Fried Pineapple w/t Vanilla Bean Coconut Milk Ice Cream

An incredible tropical dessert that is dairy-free, and made from healthy ingredients!

(Serves 2-4.  Double recipe for 6-8.)

1/2 organic pineapple

(skinned and sliced lengthwise, removing the core)

2 tbsp refined coconut oil

1 1/2 tbsp coconut palm sugar

1 1/2 tbsp lime juice

1/4 tsp cinnamon

pinch ground cloves

2 tbsp unsweetened coconut flakes (optional)

1.  Saute pineapple slices in coconut oil over med-hi heat and sprinkle cinnamon and cloves on top.  Cook until softened, rotating the pieces every few minutes.

2.  Stir in the coconut palm sugar and lime juice until dissolved.  Turn off heat and let sit for a few minutes so the pineapple can absorb the flavors.

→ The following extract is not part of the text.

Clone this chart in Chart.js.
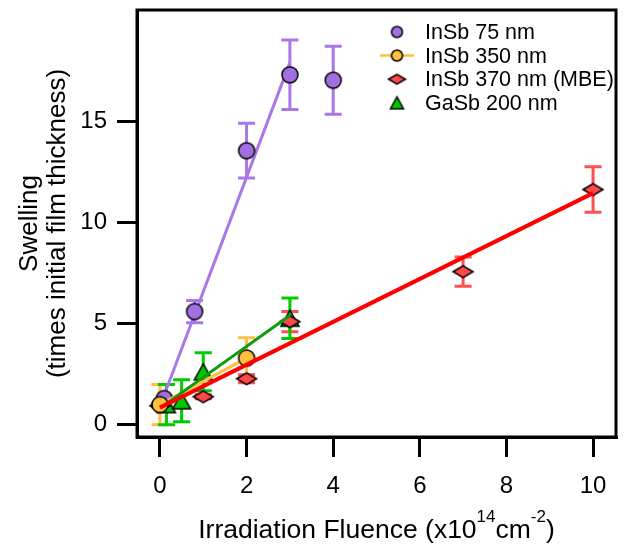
<!DOCTYPE html>
<html>
<head>
<meta charset="utf-8">
<script src="https://cdn.jsdelivr.net/npm/chart.js@4.4.1/dist/chart.umd.min.js"></script>
<style>
  html, body { margin: 0; padding: 0; background: #fff; }
  #wrap { width: 629px; height: 544px; }
</style>
</head>
<body>
<div id="wrap"><canvas id="swelling" width="629" height="544"></canvas></div>
<script>
const FONT = "'Liberation Sans', Arial, sans-serif"

// InSb 75 nm
const insb75X = [0.1, 0.8, 2, 3, 4]
const insb75Y = [1.3, 5.6, 13.55, 17.3, 17.03]
const insb75Err = [0, 0.55, 1.35, 1.72, 1.68]
const insb75FitX = [0.05, 3]
const insb75FitY = [1.2, 17.9]

// InSb 350 nm
const insb350X = [0, 2]
const insb350Y = [1.0, 3.3]
const insb350Err = [1.0, 1.0]

// InSb 370 nm (MBE)
const insb370X = [0, 1, 2, 3, 7, 10]
const insb370Y = [0.94, 1.39, 2.28, 5.1, 7.57, 11.63]
const insb370Err = [0.1, 0.1, 0.2, 0.5, 0.72, 1.13]
const insb370FitX = [0, 10]
const insb370FitY = [0.85, 11.45]

// GaSb 200 nm
const gasbX = [0.15, 0.5, 1, 3]
const gasbY = [1.0, 1.19, 2.62, 5.27]
const gasbErr = [1.0, 1.04, 0.94, 1.0]
const gasbFitX = [0.05, 3]
const gasbFitY = [0.9, 5.4]

const xTicks = [0, 2, 4, 6, 8, 10]
const yTicks = [0, 5, 10, 15]

const pts = (xs, ys) => xs.map((x, i) => ({ x: x, y: ys[i] }))

// little canvases used as point styles (flat diamond is not a built-in)
function marker(shape, fill, w, h) {
  const c = document.createElement('canvas')
  c.width = w + 4
  c.height = h + 4
  const ctx = c.getContext('2d')
  ctx.translate(c.width / 2, c.height / 2)
  ctx.beginPath()
  if (shape === 'circle') {
    ctx.arc(0, 0, w / 2, 0, Math.PI * 2)
  } else if (shape === 'diamond') {
    ctx.moveTo(-w / 2, 0); ctx.lineTo(0, -h / 2); ctx.lineTo(w / 2, 0); ctx.lineTo(0, h / 2); ctx.closePath()
  } else {
    ctx.moveTo(0, -h / 2); ctx.lineTo(w / 2, h / 2); ctx.lineTo(-w / 2, h / 2); ctx.closePath()
  }
  ctx.fillStyle = fill
  ctx.fill()
  ctx.lineWidth = 1.5
  ctx.strokeStyle = '#000'
  ctx.stroke()
  return c
}

const PURPLE = '#A070E0', PURPLE_LINE = '#A878E8'
const ORANGE = '#FFBF40', ORANGE_LINE = '#FFC040'
const RED = '#FF4848', RED_BAR = '#FF5050', RED_LINE = '#FF0000'
const GREEN = '#00C800', GREEN_BAR = '#00CC00', GREEN_LINE = '#119911'

const circPurple = marker('circle', PURPLE, 16, 16)
const circOrange = marker('circle', ORANGE, 16, 16)
const diamRed = marker('diamond', RED, 20, 12)
const triGreen = marker('triangle', GREEN, 18, 16)

const legendRows = [
  { label: 'InSb 75 nm', img: marker('circle', PURPLE, 11, 11) },
  { label: 'InSb 350 nm', img: marker('circle', ORANGE, 11, 11), line: ORANGE_LINE },
  { label: 'InSb 370 nm (MBE)', img: marker('diamond', RED, 17, 10) },
  { label: 'GaSb 200 nm', img: marker('triangle', GREEN, 13, 12) }
]

const errorBars = {
  id: 'errorBars',
  beforeDatasetsDraw(chart) {
    const ctx = chart.ctx
    const sx = chart.scales.x, sy = chart.scales.y
    chart.data.datasets.forEach(ds => {
      if (!ds.errors) return
      ctx.save()
      ctx.strokeStyle = ds.errorColor
      ctx.lineWidth = 3
      ds.data.forEach((p, j) => {
        const e = ds.errors[j]
        if (!e) return
        const px = sx.getPixelForValue(p.x)
        const top = sy.getPixelForValue(p.y + e)
        const bot = sy.getPixelForValue(p.y - e)
        ctx.beginPath()
        ctx.moveTo(px, top); ctx.lineTo(px, bot)
        ctx.moveTo(px - 8.5, top); ctx.lineTo(px + 8.5, top)
        ctx.moveTo(px - 8.5, bot); ctx.lineTo(px + 8.5, bot)
        ctx.stroke()
      })
      ctx.restore()
    })
  }
}

const frameAndText = {
  id: 'frameAndText',
  afterDraw(chart) {
    const ctx = chart.ctx
    const a = chart.chartArea
    ctx.save()
    ctx.strokeStyle = '#000'
    ctx.lineWidth = 3
    ctx.strokeRect(a.left, a.top, a.right - a.left, a.bottom - a.top)

    // x title with superscripts
    const parts = [
      ['Irradiation Fluence (x10', 26.5, 0],
      ['14', 17, -16],
      ['cm', 26.5, 0],
      ['-2', 17, -16],
      [')', 26.5, 0]
    ]
    let total = 0
    parts.forEach(p => { ctx.font = p[1] + 'px ' + FONT; total += ctx.measureText(p[0]).width })
    let x = (a.left + a.right) / 2 - total / 2
    ctx.fillStyle = '#000'
    ctx.textBaseline = 'alphabetic'
    parts.forEach(p => {
      ctx.font = p[1] + 'px ' + FONT
      ctx.fillText(p[0], x, 538 + p[2])
      x += ctx.measureText(p[0]).width
    })

    // legend
    ctx.font = '21.5px ' + FONT
    ctx.textBaseline = 'middle'
    legendRows.forEach((r, i) => {
      const y = 32 + i * 23.6
      if (r.line) {
        ctx.strokeStyle = r.line
        ctx.lineWidth = 2.5
        ctx.beginPath(); ctx.moveTo(380, y); ctx.lineTo(414, y); ctx.stroke()
      }
      ctx.drawImage(r.img, 397 - r.img.width / 2, y - r.img.height / 2)
      ctx.fillText(r.label, 425, y + 1)
    })
    ctx.restore()
  }
}

new Chart(document.getElementById('swelling'), {
  type: 'scatter',
  data: {
    datasets: [
      { label: 'InSb 75 nm', data: pts(insb75X, insb75Y), errors: insb75Err, errorColor: PURPLE_LINE,
        pointStyle: circPurple, pointRadius: 7, order: 4.5 },
      { label: 'fit InSb 370', data: pts(insb370FitX, insb370FitY), showLine: true, borderColor: RED_LINE,
        borderWidth: 4, pointRadius: 0, order: 1 },
      { label: 'fit GaSb', data: pts(gasbFitX, gasbFitY), showLine: true, borderColor: GREEN_LINE,
        borderWidth: 3, pointRadius: 0, order: 2 },
      { label: 'InSb 350 nm', data: pts(insb350X, insb350Y), errors: insb350Err, errorColor: ORANGE_LINE,
        showLine: true, borderColor: ORANGE_LINE, borderWidth: 3, pointStyle: circOrange, pointRadius: 7, order: 3 },
      { label: 'InSb 370 nm (MBE)', data: pts(insb370X, insb370Y), errors: insb370Err, errorColor: RED_BAR,
        pointStyle: diamRed, pointRadius: 7, order: 4 },
      { label: 'GaSb 200 nm', data: pts(gasbX, gasbY), errors: gasbErr, errorColor: GREEN_BAR,
        pointStyle: triGreen, pointRadius: 7, order: 5 },
      { label: 'fit InSb 75', data: pts(insb75FitX, insb75FitY), showLine: true, borderColor: PURPLE_LINE,
        borderWidth: 3, pointRadius: 0, order: 6 }
    ]
  },
  options: {
    responsive: false,
    animation: false,
    layout: { padding: { top: 10, right: 13, left: 0, bottom: 0 } },
    plugins: {
      legend: { display: false },
      tooltip: { enabled: false }
    },
    scales: {
      x: {
        type: 'linear',
        min: -0.53,
        max: 10.53,
        afterBuildTicks: s => { s.ticks = xTicks.map(v => ({ value: v })) },
        afterFit: s => { s.height = 107; s.paddingLeft = 0; s.paddingRight = 0 },
        grid: { drawOnChartArea: false, tickLength: 20, lineWidth: 3, color: '#000' },
        border: { width: 3, color: '#000' },
        ticks: { color: '#000', padding: 15, maxRotation: 0, font: { family: FONT, size: 24 } }
      },
      y: {
        type: 'linear',
        min: -0.6,
        max: 20.5,
        afterBuildTicks: s => { s.ticks = yTicks.map(v => ({ value: v })) },
        afterFit: s => { s.width = 137; s.paddingTop = 0; s.paddingBottom = 0 },
        grid: { drawOnChartArea: false, tickLength: 20, lineWidth: 3, color: '#000' },
        border: { width: 3, color: '#000' },
        ticks: { color: '#000', padding: 10, font: { family: FONT, size: 24 } },
        title: {
          display: true,
          text: ['Swelling', '(times initial film thickness)'],
          color: '#000',
          padding: { top: 16, bottom: 0 },
          font: { family: FONT, size: 26, lineHeight: 1.08 }
        }
      }
    }
  },
  plugins: [errorBars, frameAndText]
})
</script>
</body>
</html>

3.  Serve on a pretty dish with “Purely Decadent” coconut milk vanilla bean ice cream and sprinkle with coconut flakes!

Wild Salmon, w/t Fennel and Spinach

(serves 2)

1 medium bulb fennel

2 tsp dijon mustard

1 tsp coconut palm sugar

1/2 cup olive oil

2 tbsp lemon juice

3/4 lb wild salmon

coconut oil

1-inch piece ginger, peeled and grated

1 tsp garlic, minced

1 tbsp black sesame seeds

1 tbsp chia seeds

dill

sea salt

2 tbsp snipped chives

raw spinach

1.  Heat coconut oil over med-hi heat, cook ginger and garlic for about 5 minutes.  Season the salmon with with sea salt and dill, then pan-sear on both sides.

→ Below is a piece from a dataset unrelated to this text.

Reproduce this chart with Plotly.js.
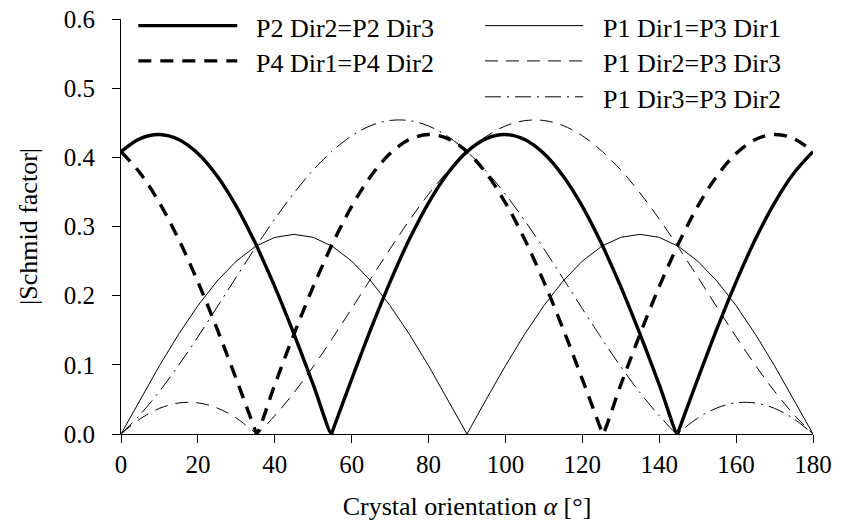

2.  Meanwhile, trim fronds from fennel bulb.  Slice bulb into thin slices, then dice into smaller pieces.

3.  Make dressing: whisk together the mustard, sugar, olive oil, lemon juice and chia seeds.  Add diced fennel and 1 tbsp chopped fennel fronds or dill, toss with dressing.  Season.

4.  Make a bed of raw spinach on a plate.  Top with sliced, pan-seared salmon, and pour olive oil dressing on top.  Sprinkle with black sesame seeds.